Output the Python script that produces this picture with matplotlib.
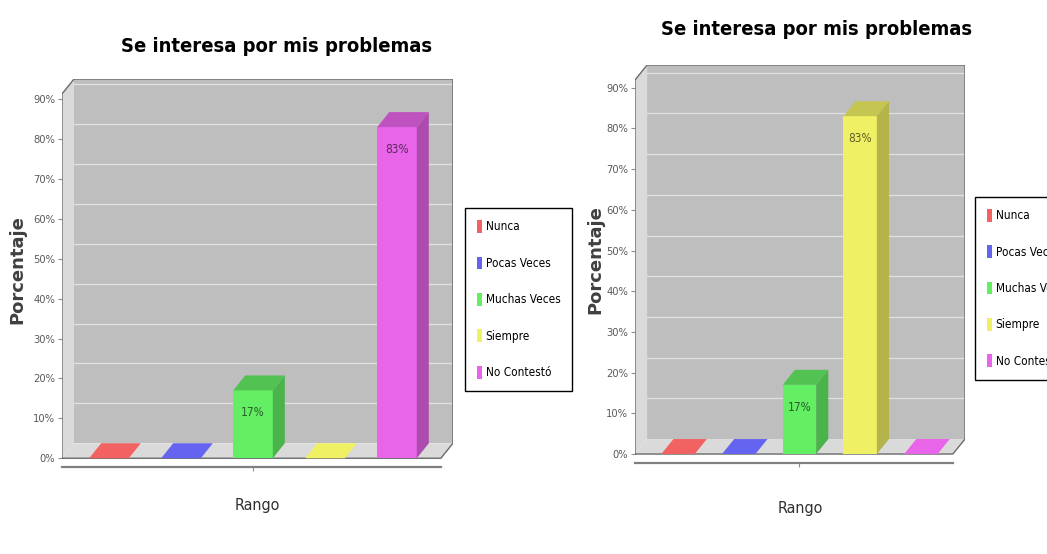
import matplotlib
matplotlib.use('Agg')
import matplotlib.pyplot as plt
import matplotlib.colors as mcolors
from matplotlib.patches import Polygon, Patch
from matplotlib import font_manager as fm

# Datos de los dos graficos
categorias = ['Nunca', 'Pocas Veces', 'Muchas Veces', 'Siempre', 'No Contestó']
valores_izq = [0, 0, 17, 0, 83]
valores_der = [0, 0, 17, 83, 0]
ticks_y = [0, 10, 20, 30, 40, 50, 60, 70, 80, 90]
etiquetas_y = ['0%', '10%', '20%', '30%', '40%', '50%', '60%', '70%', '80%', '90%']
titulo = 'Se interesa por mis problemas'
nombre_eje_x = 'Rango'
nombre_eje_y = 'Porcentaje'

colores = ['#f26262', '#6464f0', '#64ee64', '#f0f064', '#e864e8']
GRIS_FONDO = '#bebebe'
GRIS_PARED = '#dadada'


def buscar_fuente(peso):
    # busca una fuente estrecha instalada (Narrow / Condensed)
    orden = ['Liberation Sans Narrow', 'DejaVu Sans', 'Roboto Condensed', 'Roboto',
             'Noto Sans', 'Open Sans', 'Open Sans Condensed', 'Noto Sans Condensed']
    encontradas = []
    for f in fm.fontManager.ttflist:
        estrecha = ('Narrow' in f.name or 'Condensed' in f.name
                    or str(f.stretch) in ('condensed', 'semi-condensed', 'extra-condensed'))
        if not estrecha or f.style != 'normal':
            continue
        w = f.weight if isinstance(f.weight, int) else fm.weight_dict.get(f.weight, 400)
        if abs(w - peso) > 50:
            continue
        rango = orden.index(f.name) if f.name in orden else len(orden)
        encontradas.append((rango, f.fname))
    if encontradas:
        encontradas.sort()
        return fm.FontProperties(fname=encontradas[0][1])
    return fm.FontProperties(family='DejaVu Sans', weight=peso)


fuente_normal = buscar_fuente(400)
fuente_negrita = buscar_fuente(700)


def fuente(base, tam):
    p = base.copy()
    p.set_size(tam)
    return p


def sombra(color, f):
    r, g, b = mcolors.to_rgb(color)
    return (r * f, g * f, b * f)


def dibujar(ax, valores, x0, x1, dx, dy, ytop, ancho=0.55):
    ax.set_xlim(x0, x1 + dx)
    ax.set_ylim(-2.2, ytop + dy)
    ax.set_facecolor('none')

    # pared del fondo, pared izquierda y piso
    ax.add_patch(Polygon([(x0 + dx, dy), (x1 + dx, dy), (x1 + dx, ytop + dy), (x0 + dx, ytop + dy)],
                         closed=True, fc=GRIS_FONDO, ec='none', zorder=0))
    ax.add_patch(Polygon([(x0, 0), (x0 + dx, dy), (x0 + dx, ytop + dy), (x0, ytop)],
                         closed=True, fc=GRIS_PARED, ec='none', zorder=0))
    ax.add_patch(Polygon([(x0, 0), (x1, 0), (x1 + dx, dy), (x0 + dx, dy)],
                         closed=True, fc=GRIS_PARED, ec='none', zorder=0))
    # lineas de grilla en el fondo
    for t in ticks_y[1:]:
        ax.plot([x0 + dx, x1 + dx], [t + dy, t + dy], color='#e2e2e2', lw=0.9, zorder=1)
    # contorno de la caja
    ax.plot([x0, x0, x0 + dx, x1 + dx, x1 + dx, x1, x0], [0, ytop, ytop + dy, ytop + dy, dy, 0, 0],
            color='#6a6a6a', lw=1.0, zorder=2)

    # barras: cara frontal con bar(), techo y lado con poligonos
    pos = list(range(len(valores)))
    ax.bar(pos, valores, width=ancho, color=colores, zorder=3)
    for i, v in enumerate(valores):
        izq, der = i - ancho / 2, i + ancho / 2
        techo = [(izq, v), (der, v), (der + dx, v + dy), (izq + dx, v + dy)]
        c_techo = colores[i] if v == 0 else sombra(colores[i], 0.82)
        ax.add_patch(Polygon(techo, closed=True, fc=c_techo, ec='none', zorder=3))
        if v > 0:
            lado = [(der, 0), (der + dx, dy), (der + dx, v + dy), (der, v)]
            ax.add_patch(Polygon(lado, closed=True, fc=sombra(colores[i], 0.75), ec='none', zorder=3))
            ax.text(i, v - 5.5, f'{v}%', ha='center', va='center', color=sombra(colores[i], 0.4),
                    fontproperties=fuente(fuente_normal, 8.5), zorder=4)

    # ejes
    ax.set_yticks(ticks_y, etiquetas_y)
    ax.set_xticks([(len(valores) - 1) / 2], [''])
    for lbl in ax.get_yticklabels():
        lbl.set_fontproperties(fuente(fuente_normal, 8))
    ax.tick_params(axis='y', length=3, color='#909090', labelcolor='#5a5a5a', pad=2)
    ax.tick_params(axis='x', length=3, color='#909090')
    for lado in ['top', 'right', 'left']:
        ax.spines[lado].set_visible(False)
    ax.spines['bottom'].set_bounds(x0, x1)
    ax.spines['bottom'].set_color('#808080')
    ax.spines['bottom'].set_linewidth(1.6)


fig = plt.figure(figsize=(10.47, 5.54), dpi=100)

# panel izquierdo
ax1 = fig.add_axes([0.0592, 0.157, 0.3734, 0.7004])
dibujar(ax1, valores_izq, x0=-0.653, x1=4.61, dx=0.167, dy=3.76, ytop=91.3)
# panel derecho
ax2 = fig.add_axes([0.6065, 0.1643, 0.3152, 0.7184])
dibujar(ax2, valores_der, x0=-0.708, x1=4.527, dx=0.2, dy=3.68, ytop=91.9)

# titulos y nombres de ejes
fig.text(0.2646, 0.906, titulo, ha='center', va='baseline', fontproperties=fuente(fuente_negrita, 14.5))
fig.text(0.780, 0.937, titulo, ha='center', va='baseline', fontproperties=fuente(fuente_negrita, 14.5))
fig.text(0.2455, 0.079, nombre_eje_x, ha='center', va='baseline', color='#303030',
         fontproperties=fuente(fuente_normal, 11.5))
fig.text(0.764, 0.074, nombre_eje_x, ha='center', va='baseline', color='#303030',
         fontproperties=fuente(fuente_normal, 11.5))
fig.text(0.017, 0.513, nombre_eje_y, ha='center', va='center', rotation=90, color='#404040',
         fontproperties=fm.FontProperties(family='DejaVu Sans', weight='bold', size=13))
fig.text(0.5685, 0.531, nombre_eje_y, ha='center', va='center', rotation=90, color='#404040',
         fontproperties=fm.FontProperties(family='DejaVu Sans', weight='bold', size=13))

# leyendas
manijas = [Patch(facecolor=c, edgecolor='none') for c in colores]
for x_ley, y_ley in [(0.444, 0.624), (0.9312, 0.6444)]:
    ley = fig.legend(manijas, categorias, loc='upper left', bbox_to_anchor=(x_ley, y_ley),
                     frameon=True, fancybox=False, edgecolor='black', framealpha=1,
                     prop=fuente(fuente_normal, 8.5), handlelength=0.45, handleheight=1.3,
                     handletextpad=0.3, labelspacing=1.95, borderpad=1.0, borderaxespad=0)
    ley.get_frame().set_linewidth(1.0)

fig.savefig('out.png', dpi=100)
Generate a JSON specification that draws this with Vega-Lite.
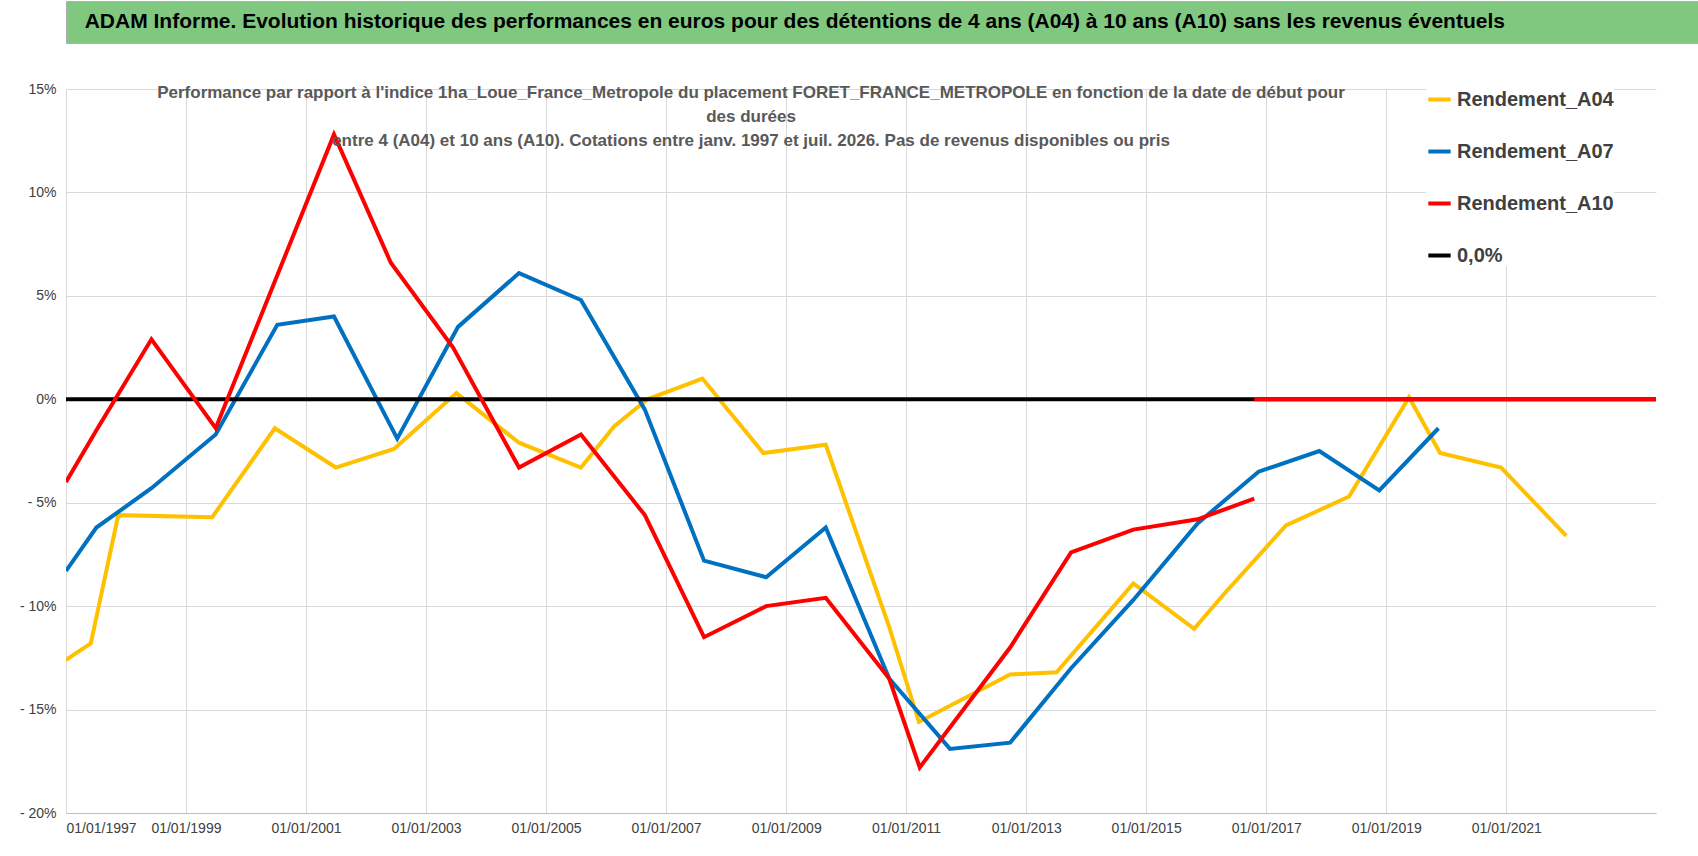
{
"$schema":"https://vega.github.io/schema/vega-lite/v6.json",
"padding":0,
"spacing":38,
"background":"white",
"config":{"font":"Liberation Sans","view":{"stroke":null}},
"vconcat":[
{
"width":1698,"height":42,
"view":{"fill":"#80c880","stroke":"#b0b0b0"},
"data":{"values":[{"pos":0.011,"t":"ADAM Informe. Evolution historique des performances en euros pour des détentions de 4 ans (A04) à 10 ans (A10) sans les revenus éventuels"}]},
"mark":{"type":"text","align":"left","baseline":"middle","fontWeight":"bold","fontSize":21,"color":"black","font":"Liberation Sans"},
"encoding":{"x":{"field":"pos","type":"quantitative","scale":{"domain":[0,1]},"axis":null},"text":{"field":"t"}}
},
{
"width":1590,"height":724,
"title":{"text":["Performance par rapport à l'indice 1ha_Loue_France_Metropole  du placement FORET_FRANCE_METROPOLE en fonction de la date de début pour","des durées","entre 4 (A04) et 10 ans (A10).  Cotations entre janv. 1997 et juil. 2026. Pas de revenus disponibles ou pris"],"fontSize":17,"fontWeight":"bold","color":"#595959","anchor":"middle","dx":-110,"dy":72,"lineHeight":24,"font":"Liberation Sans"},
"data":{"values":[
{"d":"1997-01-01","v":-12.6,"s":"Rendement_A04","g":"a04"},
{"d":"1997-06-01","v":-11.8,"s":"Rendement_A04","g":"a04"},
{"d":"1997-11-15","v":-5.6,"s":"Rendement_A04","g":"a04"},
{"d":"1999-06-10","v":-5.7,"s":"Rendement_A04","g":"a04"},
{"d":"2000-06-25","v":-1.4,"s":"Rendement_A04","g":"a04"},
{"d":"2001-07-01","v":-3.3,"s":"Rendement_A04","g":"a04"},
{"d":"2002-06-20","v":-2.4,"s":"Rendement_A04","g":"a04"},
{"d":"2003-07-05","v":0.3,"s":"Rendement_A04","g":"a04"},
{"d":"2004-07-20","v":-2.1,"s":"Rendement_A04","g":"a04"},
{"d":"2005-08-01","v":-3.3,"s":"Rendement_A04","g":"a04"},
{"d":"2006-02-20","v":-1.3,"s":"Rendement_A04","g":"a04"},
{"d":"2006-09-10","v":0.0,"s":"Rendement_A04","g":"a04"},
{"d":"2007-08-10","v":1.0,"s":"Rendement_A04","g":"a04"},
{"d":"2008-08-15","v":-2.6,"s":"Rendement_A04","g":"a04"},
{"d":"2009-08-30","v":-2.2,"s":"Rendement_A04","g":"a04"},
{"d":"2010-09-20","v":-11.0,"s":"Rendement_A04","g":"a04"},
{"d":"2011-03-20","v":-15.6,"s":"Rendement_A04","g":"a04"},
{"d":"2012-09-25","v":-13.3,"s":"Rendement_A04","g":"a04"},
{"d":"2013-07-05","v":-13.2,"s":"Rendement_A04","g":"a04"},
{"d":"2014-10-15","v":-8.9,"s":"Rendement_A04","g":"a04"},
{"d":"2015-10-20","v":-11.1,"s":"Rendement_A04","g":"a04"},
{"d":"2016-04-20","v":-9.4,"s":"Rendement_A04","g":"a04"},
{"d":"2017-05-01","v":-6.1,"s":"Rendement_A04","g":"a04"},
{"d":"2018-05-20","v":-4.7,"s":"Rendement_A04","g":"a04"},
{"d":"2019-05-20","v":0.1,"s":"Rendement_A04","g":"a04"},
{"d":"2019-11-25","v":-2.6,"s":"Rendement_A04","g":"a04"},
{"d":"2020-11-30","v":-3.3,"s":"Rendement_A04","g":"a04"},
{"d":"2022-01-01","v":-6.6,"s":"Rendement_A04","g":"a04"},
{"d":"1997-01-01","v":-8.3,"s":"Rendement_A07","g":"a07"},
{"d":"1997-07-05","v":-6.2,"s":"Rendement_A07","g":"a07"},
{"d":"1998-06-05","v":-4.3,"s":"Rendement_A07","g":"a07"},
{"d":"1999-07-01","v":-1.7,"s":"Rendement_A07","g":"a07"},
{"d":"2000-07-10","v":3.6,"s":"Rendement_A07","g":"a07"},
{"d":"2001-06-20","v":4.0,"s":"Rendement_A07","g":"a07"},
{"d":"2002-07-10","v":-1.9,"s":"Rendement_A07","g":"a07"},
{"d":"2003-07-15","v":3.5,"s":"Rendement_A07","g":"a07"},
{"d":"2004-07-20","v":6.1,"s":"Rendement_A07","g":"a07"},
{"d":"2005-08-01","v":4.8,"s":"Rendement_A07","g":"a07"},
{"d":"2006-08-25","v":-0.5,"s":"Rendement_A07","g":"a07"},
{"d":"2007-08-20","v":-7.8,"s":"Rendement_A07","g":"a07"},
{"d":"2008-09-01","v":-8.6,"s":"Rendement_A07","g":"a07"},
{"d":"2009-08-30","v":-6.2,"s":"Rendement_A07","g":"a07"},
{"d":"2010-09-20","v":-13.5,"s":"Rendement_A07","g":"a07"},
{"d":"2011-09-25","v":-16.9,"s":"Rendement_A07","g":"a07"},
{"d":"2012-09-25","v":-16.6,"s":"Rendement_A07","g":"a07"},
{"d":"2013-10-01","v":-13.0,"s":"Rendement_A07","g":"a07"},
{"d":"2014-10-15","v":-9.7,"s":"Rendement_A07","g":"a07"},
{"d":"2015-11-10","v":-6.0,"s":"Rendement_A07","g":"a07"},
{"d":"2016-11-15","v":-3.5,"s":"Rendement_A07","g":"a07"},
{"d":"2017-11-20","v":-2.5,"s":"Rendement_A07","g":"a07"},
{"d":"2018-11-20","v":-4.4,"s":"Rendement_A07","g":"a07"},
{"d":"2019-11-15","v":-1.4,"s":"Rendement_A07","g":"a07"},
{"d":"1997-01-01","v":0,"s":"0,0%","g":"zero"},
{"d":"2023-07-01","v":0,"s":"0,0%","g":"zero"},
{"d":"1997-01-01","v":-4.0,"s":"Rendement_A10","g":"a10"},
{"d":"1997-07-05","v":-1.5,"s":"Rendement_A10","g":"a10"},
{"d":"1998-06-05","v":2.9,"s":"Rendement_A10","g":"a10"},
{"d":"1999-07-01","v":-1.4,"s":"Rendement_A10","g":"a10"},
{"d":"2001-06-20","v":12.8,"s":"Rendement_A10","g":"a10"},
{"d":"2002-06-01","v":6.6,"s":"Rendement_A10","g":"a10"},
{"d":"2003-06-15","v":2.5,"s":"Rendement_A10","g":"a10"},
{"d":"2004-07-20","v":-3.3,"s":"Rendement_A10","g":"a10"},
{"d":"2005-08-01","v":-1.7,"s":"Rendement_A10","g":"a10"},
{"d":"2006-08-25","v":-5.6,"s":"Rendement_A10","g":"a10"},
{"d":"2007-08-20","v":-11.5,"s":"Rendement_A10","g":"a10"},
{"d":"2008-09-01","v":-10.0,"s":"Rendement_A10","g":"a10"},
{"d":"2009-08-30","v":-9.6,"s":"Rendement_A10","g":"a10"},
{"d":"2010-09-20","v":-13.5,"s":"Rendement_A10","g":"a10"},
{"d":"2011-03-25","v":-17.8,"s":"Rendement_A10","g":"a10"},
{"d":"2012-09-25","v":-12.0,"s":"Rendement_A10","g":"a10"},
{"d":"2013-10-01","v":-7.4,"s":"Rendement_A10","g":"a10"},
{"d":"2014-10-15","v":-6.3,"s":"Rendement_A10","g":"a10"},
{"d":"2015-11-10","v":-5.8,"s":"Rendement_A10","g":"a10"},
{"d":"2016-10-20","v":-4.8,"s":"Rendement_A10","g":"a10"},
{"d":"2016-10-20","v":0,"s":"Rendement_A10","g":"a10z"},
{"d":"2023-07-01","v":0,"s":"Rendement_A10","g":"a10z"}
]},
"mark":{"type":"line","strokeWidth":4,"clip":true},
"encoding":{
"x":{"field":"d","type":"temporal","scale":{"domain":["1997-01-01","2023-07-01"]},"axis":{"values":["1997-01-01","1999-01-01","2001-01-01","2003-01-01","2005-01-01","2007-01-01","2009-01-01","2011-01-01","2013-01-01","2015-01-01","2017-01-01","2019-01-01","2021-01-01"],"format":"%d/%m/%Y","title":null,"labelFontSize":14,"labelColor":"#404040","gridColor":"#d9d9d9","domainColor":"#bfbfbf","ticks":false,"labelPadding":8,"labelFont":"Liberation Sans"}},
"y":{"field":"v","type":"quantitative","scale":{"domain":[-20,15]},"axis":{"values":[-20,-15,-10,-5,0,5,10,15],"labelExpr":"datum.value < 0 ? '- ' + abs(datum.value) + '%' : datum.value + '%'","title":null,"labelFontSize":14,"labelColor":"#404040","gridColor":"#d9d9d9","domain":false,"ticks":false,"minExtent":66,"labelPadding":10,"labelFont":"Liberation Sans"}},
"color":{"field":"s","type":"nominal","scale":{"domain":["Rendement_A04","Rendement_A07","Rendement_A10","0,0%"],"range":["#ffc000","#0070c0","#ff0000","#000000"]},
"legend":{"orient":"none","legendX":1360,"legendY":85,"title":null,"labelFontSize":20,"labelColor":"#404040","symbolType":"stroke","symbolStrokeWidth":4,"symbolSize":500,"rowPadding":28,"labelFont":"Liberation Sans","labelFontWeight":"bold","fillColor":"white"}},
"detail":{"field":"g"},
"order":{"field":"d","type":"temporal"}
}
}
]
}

########################################

Set task:
Starting at the first line of the material, output exactly the lines up to and including the one with "GRIS_PARED = '#dadada'". Do not include the pictures.

Exercise response:
Output the Python script that produces this picture with matplotlib.
import matplotlib
matplotlib.use('Agg')
import matplotlib.pyplot as plt
import matplotlib.colors as mcolors
from matplotlib.patches import Polygon, Patch
from matplotlib import font_manager as fm

# Datos de los dos graficos
categorias = ['Nunca', 'Pocas Veces', 'Muchas Veces', 'Siempre', 'No Contestó']
valores_izq = [0, 0, 17, 0, 83]
valores_der = [0, 0, 17, 83, 0]
ticks_y = [0, 10, 20, 30, 40, 50, 60, 70, 80, 90]
etiquetas_y = ['0%', '10%', '20%', '30%', '40%', '50%', '60%', '70%', '80%', '90%']
titulo = 'Se interesa por mis problemas'
nombre_eje_x = 'Rango'
nombre_eje_y = 'Porcentaje'

colores = ['#f26262', '#6464f0', '#64ee64', '#f0f064', '#e864e8']
GRIS_FONDO = '#bebebe'
GRIS_PARED = '#dadada'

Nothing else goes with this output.